NBC's pictures were by far the cleanest, thanks to the sophisticated uplink truck that tailed about a mile behind Bloom and the Third Infantry Division. The vehicle, outfitted for desert wear and tear, transmits over a broader bandwidth than a conventional satellite phone, thus offering crisper images.
The technology has been used on cruise ships before, said Stacy Brady, the network's head of news operations, but never on a truck traveling under rugged battle conditions. "We didn't know if our shocks would keep up," she said.
Separately, five of the network's correspondents in the Gulf are using a new videophone that is smaller, lighter and clearer than the versions employed just 18 months ago in Afghanistan. The new phones weigh about 140 pounds and fit into two suitcases. They were developed in part by Raytheon Corp., the company that developed the Patriot anti-missile system.
The tankcam is but the latest in a long line of new technologies that have been employed during wartime. During the Civil War, the telegraph relayed news with unprecedented speed and still photography provided images for the first time. World War I brought in widespread use of newsreels, and radio matured as a reporting medium during World War II. During Vietnam -- dubbed "the living room war" -- people at home saw the fighting on TV for the first time, albeit at a distance and often several days after the fact.
The ability to see the battlefield for the first time as soldiers move across it has the advantage of immediacy, but raises new professional and ethical questions, says Bob Steele, director of the ethics program at the Poynter Institute, a school for journalists.
"What TV does so well is to take viewers to places they'd never be able to go and where we need to be," he says. "If we're to be informed citizens, if we're to really understand the heroism and horror of war, then we should be able to get as much access to the battlefield as possible."
But instantaneous access brings its own problems. What happens, Steele asks, if a tankcam is watching as a military vehicle hits a land mine or if a convoy comes under sudden artillery assault?

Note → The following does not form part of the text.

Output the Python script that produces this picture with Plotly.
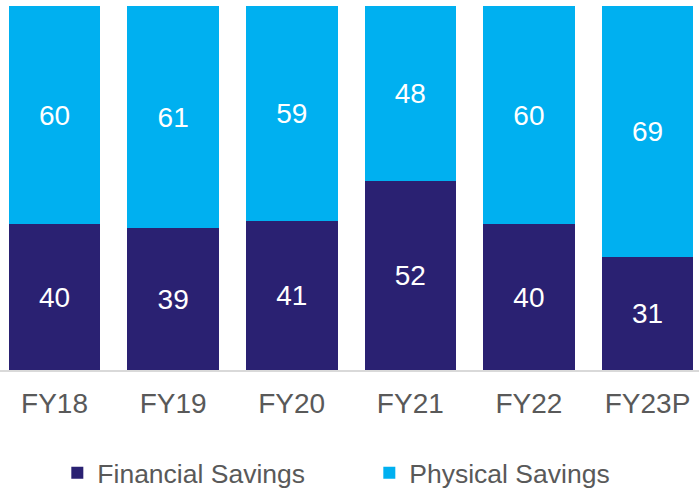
import plotly.graph_objects as go

years = ["FY18", "FY19", "FY20", "FY21", "FY22", "FY23P"]
financial = [40, 39, 41, 52, 40, 31]
physical = [60, 61, 59, 48, 60, 69]

NAVY = "#2a2172"
SKY = "#00b0f0"
GREY = "#595959"
FONT = "Liberation Sans, Arial, sans-serif"
SIZE = 28

fig = go.Figure()
fig.add_trace(go.Bar(
    x=years, y=financial, name="Financial Savings",
    marker=dict(color=NAVY, line=dict(width=0)),
    text=financial, texttemplate="%{text}", textposition="inside",
    insidetextanchor="middle",
    textfont=dict(color="white", size=SIZE, family=FONT),
))
fig.add_trace(go.Bar(
    x=years, y=physical, name="Physical Savings",
    marker=dict(color=SKY, line=dict(width=0)),
    text=physical, texttemplate="%{text}", textposition="inside",
    insidetextanchor="middle",
    textfont=dict(color="white", size=SIZE, family=FONT),
))

fig.update_layout(
    width=699, height=491,
    margin=dict(l=0, r=0, t=6, b=121),
    barmode="stack", bargap=0.228,
    plot_bgcolor="white", paper_bgcolor="white",
    font=dict(family=FONT, color=GREY, size=SIZE),
    uniformtext=dict(minsize=SIZE, mode="show"),
    showlegend=True,
    legend=dict(
        orientation="h", x=0.082, xanchor="left",
        yref="container", y=1 - 473 / 491, yanchor="middle",
        font=dict(size=26.5, color=GREY, family=FONT),
        traceorder="normal", itemclick=False,
        entrywidth=267, entrywidthmode="pixels",
    ),
    xaxis=dict(
        type="category", range=[-0.46, 5.434],
        showline=True, linecolor="#d9d9d9", linewidth=2,
        ticks="", showgrid=False, ticklabelstandoff=7,
        tickfont=dict(size=SIZE, color=GREY, family=FONT),
    ),
    yaxis=dict(
        range=[0, 100], visible=False, showgrid=False, zeroline=False,
    ),
)

fig.write_html("out.html")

Given the unpredictable nature of the battlefield, should viewers be exposed to live carnage?
In other words, because the networks can show it, does that mean they should?
"We shouldn't sanitize [warfare], but we should use a tone and put it in a context that is meaningful," says Steele. "Newspapers put the picture of the dead and wounded on the inside page, based on the idea that the reader has to be prepared for what he's about to see. It's the same reason why the anchorman introduces a graphic piece of footage by saying, 'These images may be disturbing to our viewers.' "
Relaying live pictures of the battlefield also raises a military concern: Can such pictures betray the location of advancing troops? While military officials can order media organizations to stop transmissions if they believe doing so will ensure "operational security," there isn't much agreement over what this term means or under precisely what circumstances it will be applied.
"If you or I had to decide what compromises operational security, I'm sure we would disagree," said CNN's Kross.
The issue was momentarily raised Thursday night by CNN's live pictures from the front. The network's military analyst, retired Gen. Wesley Clark, pooh-poohed anchor Aaron Brown's suggestion that the Iraqis could be monitoring CNN's coverage of the troops' movement. Given the vast and featureless landscape, Clark said it wouldn't matter much -- this time.